Kelime-i tevhid; harf bulunmayan, ne Arapça, ne Farsça, ne de bir başka dille ifade olunamayan bir mânâ hâlinde kalbe hâkim olup yerleştiğinde; kalb, zorlanmadıkça başka bir işe yöneltilemez. Kalbin içi, dünyanın vesvese dikenlerinden temizlenip, zikrin tohumu oraya ekilince, kişinin irâde ve tercih ile alâkası kalmaz; irâde buraya kadardır. Ondan sonra ise, bu tohumun çürüyüp gitmemesi, kaybolmaması için çalışır, gayret eder. Kur’ân-ı Kerim’in, “Kim âhiret kazancını istiyorsa, onun kazancını artırırız” âyet-i kerimesi de buna işâret eder.(3)

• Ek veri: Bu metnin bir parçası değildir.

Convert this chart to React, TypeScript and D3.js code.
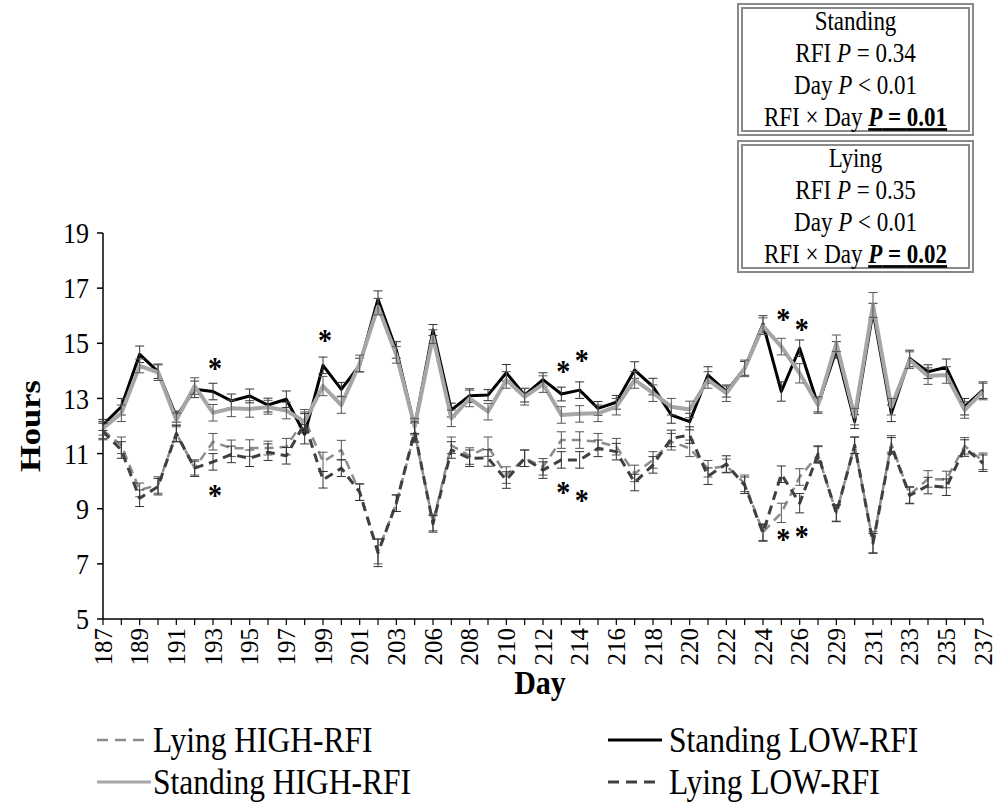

Müslümanlığın aslı, ‘lâ ilâhe illallah’ kavlidir ve bu kelime-i tevhid, zikrin ta kendisidir. Diğer bütün ibâdetler de, bu zikri te’kid yani sağlamlaştırmak içindir.

Namazın rûhu ve özü, Allah Teâlâ’nın zikrini, heybet ve ta‘zim yoluyla gönülde tazelemektir.

Oruçtan gâye, dünyevî arzuların, nefsânî ihtirasların kırılmasıdır. Gönül, dünyevî arzulardan kurtulunca temiz ve saf olup zikrin karargâhı hâlini alır.

Hacdan gâye, Beytullâh’ın sahibini hatırlamak ve ona kavuşmayı arzulamaktır... Dünyevî bağlardan kurtulup günahları terk etmek, kalbi nefsanî arzulardan boşaltıp zikre temiz olarak hazırlamak içindir.

Binâenaleyh, İlâhî emir ve yasakların gâyesi zikr-i ilâhidir.(4)

DİPNOTLAR
(1) İbn Mâce, Sünen, Edeb, 55.
(2) Hâce Muhammed Pârsâ, Risâle-i Kudsiyye, s. 47-50.
(3) K.K., Şûrâ sûresi, 20; Silsiletü’l-Ârifîn, s. 311.
(4) Hâce Muhammed Pârsâ, a.g.e., 5. Makale.